TASK DIRECTIONS:
The required output is a word-for-word copy of the lines from the line bearing "Emit a Python" through the line bearing "import seaborn as sns", inclusive, and no other lines.

--- GIVEN INFORMATION ---

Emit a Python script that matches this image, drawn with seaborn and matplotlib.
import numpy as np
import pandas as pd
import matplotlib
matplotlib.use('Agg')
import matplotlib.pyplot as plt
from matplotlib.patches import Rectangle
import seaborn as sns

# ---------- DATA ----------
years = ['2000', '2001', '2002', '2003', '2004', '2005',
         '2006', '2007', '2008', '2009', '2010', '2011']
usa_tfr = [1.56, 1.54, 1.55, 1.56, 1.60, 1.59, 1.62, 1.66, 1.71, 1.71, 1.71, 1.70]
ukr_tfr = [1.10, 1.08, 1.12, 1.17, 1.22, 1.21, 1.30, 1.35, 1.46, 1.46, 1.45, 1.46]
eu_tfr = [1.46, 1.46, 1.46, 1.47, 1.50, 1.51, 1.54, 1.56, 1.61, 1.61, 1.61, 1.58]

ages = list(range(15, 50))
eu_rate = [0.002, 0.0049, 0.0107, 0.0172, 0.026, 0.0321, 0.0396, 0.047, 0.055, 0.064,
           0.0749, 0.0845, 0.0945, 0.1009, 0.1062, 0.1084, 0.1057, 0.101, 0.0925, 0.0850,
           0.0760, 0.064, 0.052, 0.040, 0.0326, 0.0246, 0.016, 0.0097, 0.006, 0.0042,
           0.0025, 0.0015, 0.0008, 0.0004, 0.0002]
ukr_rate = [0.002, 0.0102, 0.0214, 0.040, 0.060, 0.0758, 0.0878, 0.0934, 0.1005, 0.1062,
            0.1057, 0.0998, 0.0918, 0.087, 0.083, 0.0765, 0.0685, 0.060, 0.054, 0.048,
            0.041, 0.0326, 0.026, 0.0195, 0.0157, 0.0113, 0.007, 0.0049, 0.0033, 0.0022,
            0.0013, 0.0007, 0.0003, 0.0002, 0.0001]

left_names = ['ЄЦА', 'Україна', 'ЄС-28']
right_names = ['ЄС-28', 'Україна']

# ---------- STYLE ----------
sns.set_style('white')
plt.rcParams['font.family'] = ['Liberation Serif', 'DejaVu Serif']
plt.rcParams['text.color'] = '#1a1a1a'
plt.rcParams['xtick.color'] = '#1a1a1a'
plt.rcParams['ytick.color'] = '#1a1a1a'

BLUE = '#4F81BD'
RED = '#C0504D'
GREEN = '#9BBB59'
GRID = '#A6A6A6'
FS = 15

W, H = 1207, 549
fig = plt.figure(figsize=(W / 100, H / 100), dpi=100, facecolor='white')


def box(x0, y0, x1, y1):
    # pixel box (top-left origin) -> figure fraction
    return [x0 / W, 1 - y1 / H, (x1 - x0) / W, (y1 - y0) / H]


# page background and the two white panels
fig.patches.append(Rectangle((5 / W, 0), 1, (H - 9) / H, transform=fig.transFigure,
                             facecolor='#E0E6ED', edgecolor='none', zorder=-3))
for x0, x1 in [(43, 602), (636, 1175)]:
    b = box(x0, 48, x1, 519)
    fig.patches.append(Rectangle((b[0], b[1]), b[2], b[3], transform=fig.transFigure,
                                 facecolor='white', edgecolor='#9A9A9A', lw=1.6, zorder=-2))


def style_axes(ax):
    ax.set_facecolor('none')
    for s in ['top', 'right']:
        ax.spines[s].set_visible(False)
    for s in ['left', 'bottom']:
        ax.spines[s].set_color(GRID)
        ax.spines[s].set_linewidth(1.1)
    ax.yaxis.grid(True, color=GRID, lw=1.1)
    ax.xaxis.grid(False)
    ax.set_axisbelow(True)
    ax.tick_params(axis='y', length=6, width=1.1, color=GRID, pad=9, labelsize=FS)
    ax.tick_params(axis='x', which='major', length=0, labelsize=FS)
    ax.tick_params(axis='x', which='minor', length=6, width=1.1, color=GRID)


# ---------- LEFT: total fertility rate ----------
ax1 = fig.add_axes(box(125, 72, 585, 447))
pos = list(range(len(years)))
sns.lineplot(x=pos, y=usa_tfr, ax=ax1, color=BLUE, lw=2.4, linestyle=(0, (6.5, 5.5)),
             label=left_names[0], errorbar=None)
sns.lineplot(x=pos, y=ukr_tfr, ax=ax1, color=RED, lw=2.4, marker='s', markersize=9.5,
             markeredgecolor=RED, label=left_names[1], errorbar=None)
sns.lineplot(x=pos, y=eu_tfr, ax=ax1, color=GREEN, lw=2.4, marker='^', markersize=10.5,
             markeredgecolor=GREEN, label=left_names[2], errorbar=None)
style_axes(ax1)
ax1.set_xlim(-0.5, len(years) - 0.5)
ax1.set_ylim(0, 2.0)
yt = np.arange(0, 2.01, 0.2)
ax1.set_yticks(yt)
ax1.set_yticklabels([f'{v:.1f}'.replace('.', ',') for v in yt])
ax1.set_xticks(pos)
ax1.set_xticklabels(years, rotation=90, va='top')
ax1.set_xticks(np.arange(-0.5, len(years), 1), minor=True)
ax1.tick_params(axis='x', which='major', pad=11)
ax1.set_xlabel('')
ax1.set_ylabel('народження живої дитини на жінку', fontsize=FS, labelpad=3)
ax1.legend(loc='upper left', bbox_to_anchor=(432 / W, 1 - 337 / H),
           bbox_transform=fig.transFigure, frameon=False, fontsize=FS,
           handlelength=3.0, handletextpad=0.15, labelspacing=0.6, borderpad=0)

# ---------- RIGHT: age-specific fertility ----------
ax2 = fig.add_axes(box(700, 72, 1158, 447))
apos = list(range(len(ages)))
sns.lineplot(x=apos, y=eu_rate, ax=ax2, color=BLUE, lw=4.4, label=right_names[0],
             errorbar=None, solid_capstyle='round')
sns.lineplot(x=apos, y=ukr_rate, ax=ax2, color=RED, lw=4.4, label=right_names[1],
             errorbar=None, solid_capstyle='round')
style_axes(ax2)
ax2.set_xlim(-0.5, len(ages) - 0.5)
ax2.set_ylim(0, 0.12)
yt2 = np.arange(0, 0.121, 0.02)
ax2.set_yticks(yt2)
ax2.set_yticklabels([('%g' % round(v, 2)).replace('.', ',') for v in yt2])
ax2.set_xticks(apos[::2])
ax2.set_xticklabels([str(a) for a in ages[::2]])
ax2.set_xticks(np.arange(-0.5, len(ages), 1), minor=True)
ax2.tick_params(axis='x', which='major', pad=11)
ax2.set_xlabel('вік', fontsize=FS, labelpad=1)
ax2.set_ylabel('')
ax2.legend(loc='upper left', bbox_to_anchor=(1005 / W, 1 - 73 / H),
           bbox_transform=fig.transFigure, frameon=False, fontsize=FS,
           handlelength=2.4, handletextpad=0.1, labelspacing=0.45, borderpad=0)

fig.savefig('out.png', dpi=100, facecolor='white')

---
--- GIVEN INFORMATION ---

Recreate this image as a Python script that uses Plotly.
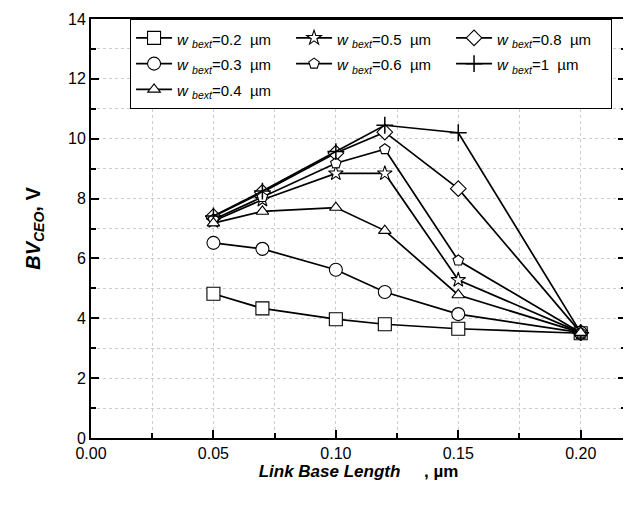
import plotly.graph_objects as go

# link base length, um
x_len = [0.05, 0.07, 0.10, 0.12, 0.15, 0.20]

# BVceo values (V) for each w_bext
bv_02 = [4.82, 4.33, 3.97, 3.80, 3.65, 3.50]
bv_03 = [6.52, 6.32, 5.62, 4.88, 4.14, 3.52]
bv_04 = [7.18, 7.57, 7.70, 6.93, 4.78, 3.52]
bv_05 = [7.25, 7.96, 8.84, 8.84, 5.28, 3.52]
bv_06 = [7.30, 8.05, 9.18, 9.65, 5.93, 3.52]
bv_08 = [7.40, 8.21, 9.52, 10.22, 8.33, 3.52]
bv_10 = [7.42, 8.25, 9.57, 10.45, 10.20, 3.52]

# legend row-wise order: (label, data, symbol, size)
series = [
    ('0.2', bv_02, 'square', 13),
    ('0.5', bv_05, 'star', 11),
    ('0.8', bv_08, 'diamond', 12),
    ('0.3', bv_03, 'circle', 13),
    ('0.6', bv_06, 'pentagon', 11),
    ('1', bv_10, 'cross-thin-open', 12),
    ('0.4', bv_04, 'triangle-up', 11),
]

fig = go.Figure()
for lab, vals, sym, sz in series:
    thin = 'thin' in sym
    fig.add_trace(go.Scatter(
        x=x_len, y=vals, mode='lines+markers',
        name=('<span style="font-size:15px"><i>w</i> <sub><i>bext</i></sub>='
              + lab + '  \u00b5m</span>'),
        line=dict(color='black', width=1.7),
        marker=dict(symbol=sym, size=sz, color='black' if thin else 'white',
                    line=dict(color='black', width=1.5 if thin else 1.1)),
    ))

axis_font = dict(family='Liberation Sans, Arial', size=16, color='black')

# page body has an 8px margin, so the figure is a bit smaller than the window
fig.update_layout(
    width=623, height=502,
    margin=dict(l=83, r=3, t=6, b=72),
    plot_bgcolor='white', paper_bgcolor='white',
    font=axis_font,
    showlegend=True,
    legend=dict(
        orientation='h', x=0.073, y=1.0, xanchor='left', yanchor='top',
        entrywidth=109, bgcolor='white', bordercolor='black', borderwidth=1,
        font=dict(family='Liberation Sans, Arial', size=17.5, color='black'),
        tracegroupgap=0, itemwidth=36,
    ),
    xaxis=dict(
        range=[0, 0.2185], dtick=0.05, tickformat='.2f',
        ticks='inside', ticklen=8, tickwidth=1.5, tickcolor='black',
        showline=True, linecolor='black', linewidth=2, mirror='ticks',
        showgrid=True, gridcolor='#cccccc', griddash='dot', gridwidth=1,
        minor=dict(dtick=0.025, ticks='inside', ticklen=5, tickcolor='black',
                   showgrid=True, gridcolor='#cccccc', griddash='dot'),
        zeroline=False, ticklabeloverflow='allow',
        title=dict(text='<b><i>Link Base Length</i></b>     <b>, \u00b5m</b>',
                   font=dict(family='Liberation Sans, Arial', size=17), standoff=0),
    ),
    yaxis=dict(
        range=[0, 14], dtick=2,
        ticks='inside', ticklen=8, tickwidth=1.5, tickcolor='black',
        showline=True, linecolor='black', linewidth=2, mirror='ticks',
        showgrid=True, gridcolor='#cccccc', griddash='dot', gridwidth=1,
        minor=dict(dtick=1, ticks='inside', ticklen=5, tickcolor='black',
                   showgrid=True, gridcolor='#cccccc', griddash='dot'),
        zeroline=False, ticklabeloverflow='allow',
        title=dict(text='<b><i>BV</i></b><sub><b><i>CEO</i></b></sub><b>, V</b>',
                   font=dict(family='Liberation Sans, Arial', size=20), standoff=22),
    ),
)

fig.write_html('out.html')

---

RIGHT ANSWER:
Emit a Python script that matches this image, drawn with seaborn and matplotlib.
import numpy as np
import pandas as pd
import matplotlib
matplotlib.use('Agg')
import matplotlib.pyplot as plt
from matplotlib.patches import Rectangle
import seaborn as sns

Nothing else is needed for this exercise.